Given \(0<\alpha \ll \{1/c, \delta '\}\), there exists constant \(\beta >0\) such that the following holds for all sufficiently large n. Assume an n-vertex graph T satisfies that \(|\tilde{N}_{H,\alpha , 1}(v)| \ge \delta ' n\) for any \(v\in V(T)\) and every set of \(c+1\) vertices in V(T) contains two vertices that are \((H,\alpha , 1)\)-reachable. Then we can find a partition \(\mathcal {P}\) of V(T) into \(V_1,\dots , V_d\) with \(d\le \min \{c, 1/\delta ' \}\) such that for any \(i\in [d]\), \(|V_i|\ge (\delta ' - \alpha ) n\) and \(V_i\) is \((H,\beta , 2^{c-1})\)-closed in T, in time \(O(n^{2^{c-1} m+1})\).

Now we are ready to prove Lemma 1.

Proof

(Proof of Lemma 1 ).
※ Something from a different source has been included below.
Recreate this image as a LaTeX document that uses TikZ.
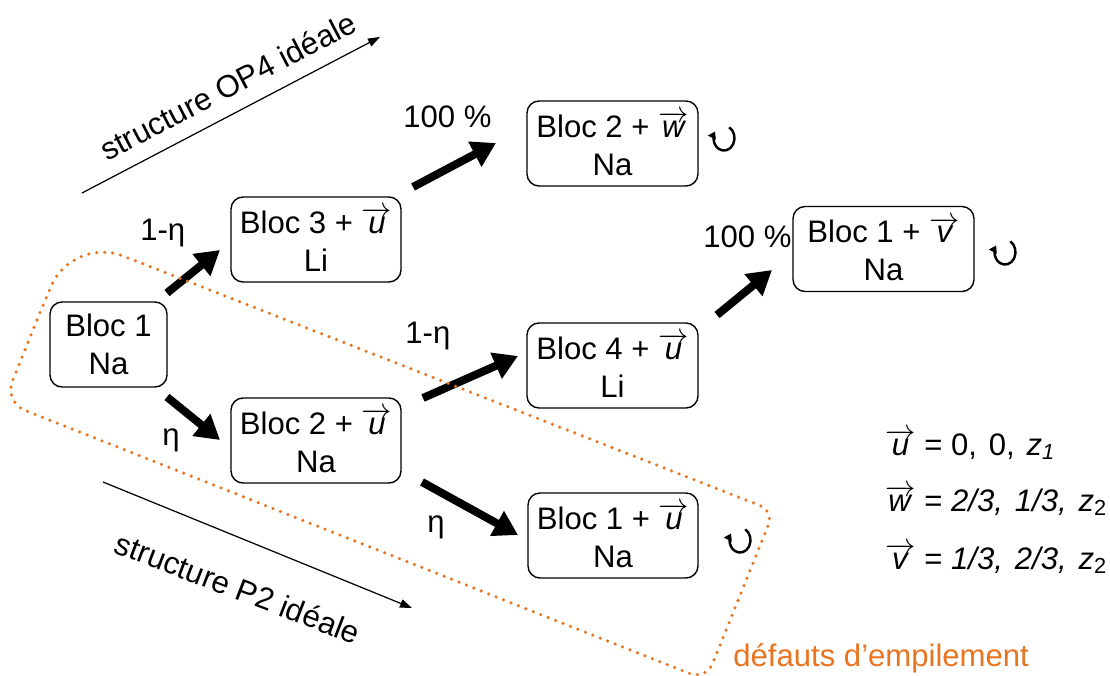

Fix \(\gamma >0\). Without loss of generality, we may assume that \(\gamma \ll 1/m\). We apply Lemma 4 with \(c=m^{k-1}\), \(\delta '=1/m+\gamma \) and \(\alpha \ll \gamma \) and get \(\beta >0\). Suppose

$$ 1/n_0\ll \beta \ll \alpha \ll \gamma \ll \delta '. $$

Let G be a graph on \(n\ge n_0\) vertices satisfying \(\delta (G)\ge (1-1/\chi _{cr}(H)+\gamma ) n\). By Proposition 3, for any \(v\in V(G)\), \(|\tilde{N}_{H,\alpha , 1}(v)| \ge \delta ' n\). By the degree condition and Lemma 3, for distinct \(u, v\in V(G)\), u and v are \((H,\alpha , 1)\)-reachable if \(|W(u)\cap W(v)|\ge \gamma ^2 \left( {\begin{array}{c}n\\ k-1\end{array}}\right) \). So any set of \(c+1\) vertices in V(G) contains two vertices that are \((H,\alpha , 1)\)-reachable because \(|W(u)|\ge \frac{1}{c}\left( {\begin{array}{c}n-1\\ k-1\end{array}}\right) \) for any \(u\in V(G)\), and \((c+1)/c-1\ge \left( {\begin{array}{c}c+1\\ 2\end{array}}\right) \gamma ^2\). So we can apply Lemma 4 on G and get a partition \(\mathcal {P}=\{V_1, \dots , V_d\}\) of V(G) in time \(O(n^{2^{c-1}m+1})\). Note that \(|V_i|\ge (\delta '-\alpha )n \ge n/m\) for all \(i\in [d]\). Also \(d\le 1/\delta '\le m\) and each \(V_i\) is \((H,\beta , 2^{c-1})\)-closed.